Weekend Spend, a Carnival, and nominations!

This weekend was a social whirlwind.  I had the pleasure/pain of organizing lunches with former colleagues and college classmates.

On Saturday, we had BBQ with the former colleague, and the nutty one is as hilariously offbeat as usual.  As is her new husband.  We got greedy ordering, between the four of us we had 4 full slabs of babyback ribs, an order of tri-tip, 2 orders of mac’n’cheese, french fries, mashed potatoes, and baked beans.  I didn’t finish my entire slab as intended, but that just makes for delicious leftovers!

The best part of lunch conversation: inventing zany, improbable uses for a monocle.

Cost: $32, with tip

On Sunday, our group of 7 was incomplete as the Dynamic Darling of the group had family matters to attend, but we still managed to have fun.  Three of our group are teachers (middle school and high school), so teacher talk dominated the conversation.

The best parts of lunch conversation:

Lulu turning to me saying, oh! Are you a teacher, too?
Me: No, I’m just mean.

When Sarah recited the whole of Invictus, without batting an eye.  And then was awarded a gold star by Sander, the other teacher, at the table.

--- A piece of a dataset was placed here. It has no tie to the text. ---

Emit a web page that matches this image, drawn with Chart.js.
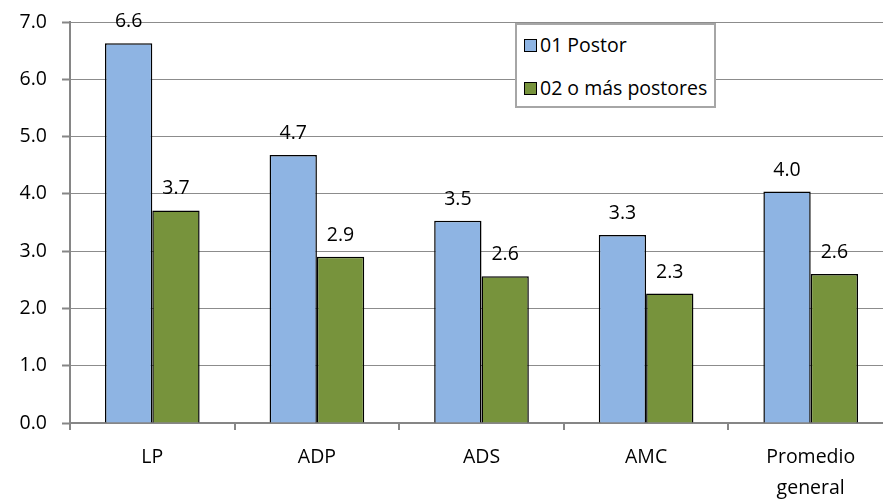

Out of the night that covers me,
Black as the Pit from pole to pole,
I thank whatever gods may be
For my unconquerable soul.

In the fell clutch of circumstance
I have not winced nor cried aloud.
Under the bludgeonings of chance
My head is bloody, but unbowed.

Beyond this place of wrath and tears
Looms but the Horror of the shade,
And yet the menace of the years
Finds, and shall find, me unafraid.

It matters not how strait the gate,
How charged with punishments the scroll.
I am the master of my fate:
I am the captain of my soul.
—William Ernest Henley

When Sander, a notorious jokester, seated himself next to Kayla, the quietest, shyest of the bunch, to convince her that he’d reformed.  After an hour of not picking on her, she laughed out loud at his mockery of someone else and he turned to her with a sly wink, “See?  It’s always funny when it happens to someone else, isn’t it?”

At the end of the meal, the bill immediately got stuffed with bills and credit cards and handed to me for the final math. “I’m an English major!” they chorused.
“Guys,” I retorted, “we’re ALL English majors!”

Cost: $14, with tip


Carnavale!
Mighty Bargain Hunter hosts this week’s Carnival of Personal Finance: the Parts of Speech Abuse Edition.

My post on Holiday Traditions was included.

Nominations! 
The Plutus award nominations are now open!  The nominations will remain open for three weeks.

December 16, 2009

Care packages to Afghanistan

I have a friend serving in military right now, and he’s stationed in the cold of Afghanistan for at least several more months this tour. Last week, my biggest worry was that I’d never get to sleep.  A couple weeks ago, his base was rocket attacked and an entire side of the base was damaged.

So I did what I do best: offered him a care package with any food, candy or snacks he wanted.  (He wants.)

Hint: I’m told that hot chocolate packages are care mail GOLD.

If you’re looking to send a care package to a member of the military, pick up a flat rate APO box and customs forms from your local post office, I was quoted a rate of under $15.  The packages are taking about ten days to arrive when posted from the West Coast, though the holidays may slow that delivery time down a bit.

If you don’t have a special family member or friend and would like to send something anyway, check out Any Soldier for information on how to send care packages to the military. [Thanks to The Lost Goat for the link.]